Her organs will be donated, said a family member on Monday evening, who didn’t want to be identified. Krato was taken off life support, the person said.
Those organs are fresh because of Langiano’s actions in bringing Krato back to life.
Langiano, 45, had an appointment at the Veteran’s Hospital in Kansas City.
A 10-year U.S. Army veteran, he served as a flight paramedic. He regularly flew on Blackhawk helicopters.
He suffered a lung injury while doing an in-flight training exercise. More lung complications followed, resulting in him losing part of his right lung.
He was set for the drive back to Springfield, Mo., where he lives, on Saturday. The problem was his car. The tire kept going flat and needed to be replaced.
The repair shop did not have the right size tire and they couldn’t get to it until later that night.
He decided to stay the night at the Motel 6 and drive back on Sunday.
It was around 9 p.m.
Suddenly, he heard a girl screaming for help.
He ran outside toward the hotel’s pool, where the yelling was coming from.
“This blond female was running toward me saying someone’s dead in the pool,” Langiano said.
He rushed to the pool and saw it for himself: a young girl floating face down.
Krato was floating in the shallow area of the pool near the edge. Langiano used the pool’s steps to enter the water that came only to his knees.
He scooped her up and out of the water and placed her on her back.
Krato had no pulse. She wasn’t breathing.
He started CPR. At this time, a crowd had gathered at the pool.
One man in the crowd stepped in to help. He was a operating room technician. “I directed him to do mouth-to-mouth while I did chest compressions,” Langiano said.
Langiano then started picking people from the crowd to help. He told someone to make sure 911 was called, another to find management to see if they had emergency tools like a defibrillator or bag valve mask.
“They (motel) didn’t have any of that, so it was just basic CPR,” he said.
Some in the crowd were screaming. Some just stood frozen, mesmerized about what they were watching.
Langiano kept pressing on her chest.
Langiano, after the military service, worked as a paramedic in Springfield and St. Louis for years.

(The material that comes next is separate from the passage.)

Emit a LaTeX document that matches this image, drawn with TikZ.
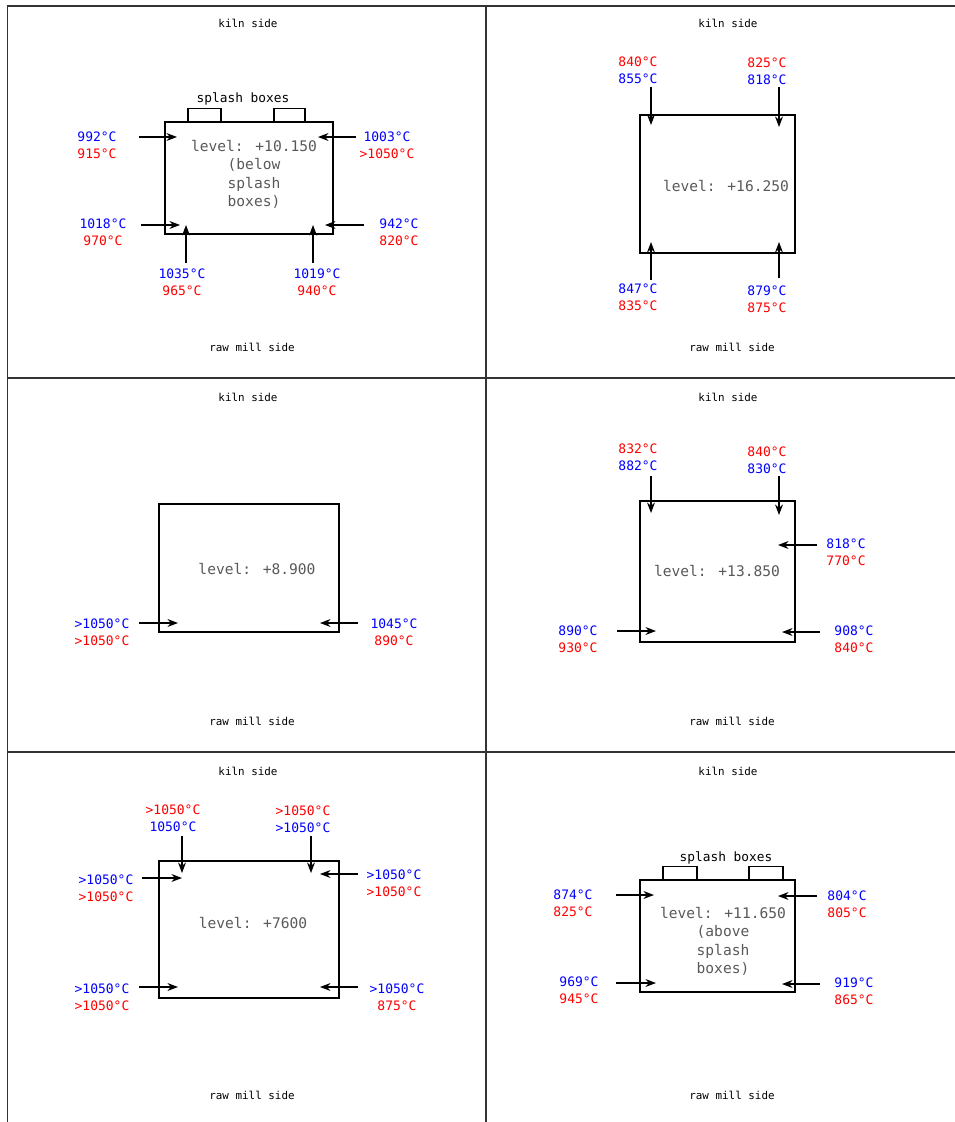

His experience in similar situations kicked in. “It’s kinda like riding a bike. You never forget.”
Paramedics arrived. They told Langiano that she had a pulse.

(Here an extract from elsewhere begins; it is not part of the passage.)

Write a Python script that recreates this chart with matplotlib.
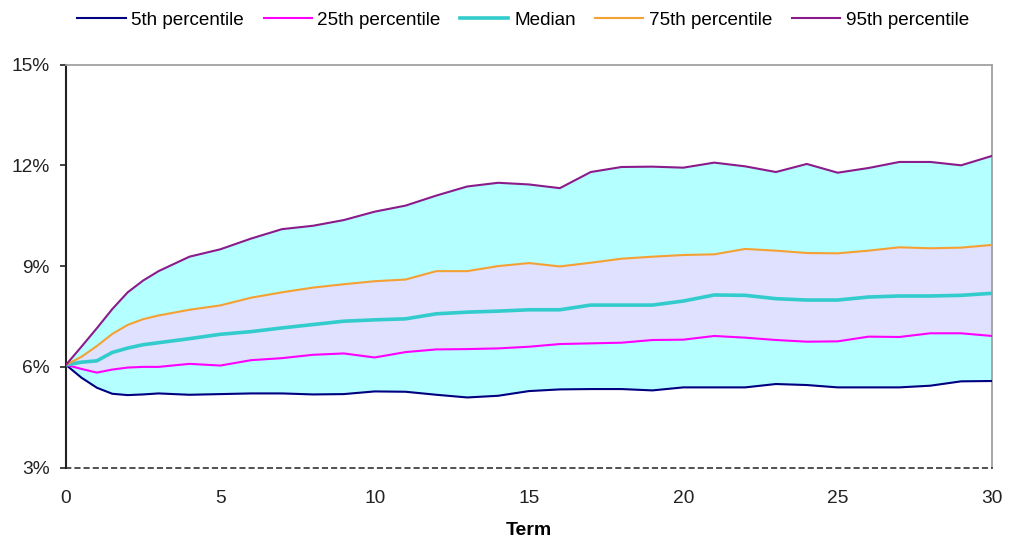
import matplotlib
matplotlib.use('Agg')
import matplotlib.pyplot as plt
from matplotlib.ticker import FuncFormatter

# term (years) and percentile paths of the rate, in %
term = [0, 0.5, 1, 1.5, 2, 2.5, 3, 4, 5, 6, 7, 8, 9, 10, 11, 12, 13, 14, 15,
        16, 17, 18, 19, 20, 21, 22, 23, 24, 25, 26, 27, 28, 29, 30]

p5 = [6.06, 5.68, 5.38, 5.20, 5.16, 5.18, 5.21, 5.17, 5.19, 5.21, 5.21, 5.18,
      5.19, 5.27, 5.26, 5.17, 5.09, 5.14, 5.28, 5.33, 5.34, 5.34, 5.30, 5.39,
      5.39, 5.39, 5.49, 5.46, 5.39, 5.39, 5.39, 5.44, 5.57, 5.58]
p25 = [6.06, 5.94, 5.83, 5.92, 5.98, 6.00, 6.00, 6.09, 6.04, 6.20, 6.26, 6.36,
       6.40, 6.28, 6.44, 6.52, 6.53, 6.55, 6.60, 6.68, 6.70, 6.72, 6.80, 6.81,
       6.92, 6.87, 6.80, 6.75, 6.76, 6.90, 6.89, 7.00, 7.00, 6.92]
median = [6.06, 6.14, 6.18, 6.43, 6.56, 6.66, 6.72, 6.84, 6.97, 7.05, 7.16, 7.26,
          7.36, 7.40, 7.43, 7.58, 7.63, 7.66, 7.70, 7.70, 7.84, 7.84, 7.84, 7.96,
          8.14, 8.13, 8.03, 7.99, 7.99, 8.08, 8.11, 8.11, 8.13, 8.19]
p75 = [6.06, 6.30, 6.62, 6.98, 7.25, 7.42, 7.53, 7.70, 7.83, 8.06, 8.22, 8.36,
       8.46, 8.55, 8.60, 8.85, 8.85, 9.00, 9.09, 8.99, 9.10, 9.22, 9.28, 9.33,
       9.35, 9.51, 9.46, 9.39, 9.38, 9.46, 9.56, 9.53, 9.55, 9.63]
p95 = [6.06, 6.60, 7.15, 7.72, 8.22, 8.57, 8.85, 9.28, 9.50, 9.82, 10.10, 10.20,
       10.37, 10.62, 10.80, 11.10, 11.37, 11.48, 11.43, 11.32, 11.80, 11.95, 11.96,
       11.93, 12.08, 11.97, 11.80, 12.04, 11.78, 11.92, 12.10, 12.10, 12.00, 12.28]

labels = ['5th percentile', '25th percentile', 'Median', '75th percentile', '95th percentile']
colors = ['#000080', '#FF00FF', '#33CCCC', '#F5A033', '#8B1A8B']
widths = [1.5, 1.5, 2.6, 1.5, 1.5]

plt.rcParams['font.family'] = ['Liberation Sans', 'DejaVu Sans']

fig = plt.figure(figsize=(10.1, 5.44), dpi=100)
ax = fig.add_axes([0.0653, 0.1403, 0.9169, 0.7411])

ax.fill_between(term, p5, p95, color='#B4FFFF', lw=0, zorder=1)
ax.fill_between(term, p25, p75, color='#E0E0FF', lw=0, zorder=2)

series = [p5, p25, median, p75, p95]
for vals, lab, c, w in zip(series, labels, colors, widths):
    ax.plot(term, vals, color=c, lw=w, label=lab, zorder=3)

ax.set_xlim(0, 30)
ax.set_ylim(3, 15)
ax.set_xticks(range(0, 31, 5))
ax.set_yticks([3, 6, 9, 12, 15])
ax.yaxis.set_major_formatter(FuncFormatter(lambda v, p: '%d%%' % v))
ax.tick_params(axis='y', length=4, width=1.2, pad=7.5, labelsize=13.8, colors='#222222')
ax.tick_params(axis='x', length=0, pad=16, labelsize=13.8, colors='#222222')
ax.set_xlabel('Term', fontsize=14, fontweight='bold', labelpad=11)

ax.spines['left'].set_color('#222222')
ax.spines['left'].set_linewidth(1.5)
ax.spines['top'].set_color('#A0A0A0')
ax.spines['right'].set_color('#A0A0A0')
ax.spines['top'].set_linewidth(1.3)
ax.spines['right'].set_linewidth(1.3)
ax.spines['bottom'].set_color('#222222')
ax.spines['bottom'].set_linewidth(1.1)
ax.spines['bottom'].set_linestyle((0, (3, 3)))

fig.legend(loc='center', bbox_to_anchor=(0.518, 0.963), ncol=5, frameon=False,
           fontsize=13.6, handlelength=2.55, handletextpad=0.3, columnspacing=1.03)

fig.savefig('out.png', dpi=100)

“At one point, she was trying to breath on her own,” he recalled.
When they loaded her in the ambulance, Langiano wondered how long Krato had been submerged in the water. How long had her brain been deprived of oxygen, he asked himself.
“That concerned me,” he said.
Langiano heard from Krato’s family that her liver will be donated to a teenage girl who is needing one.
Independence police determined the drowning was accidential. It’s unclear why she drowned.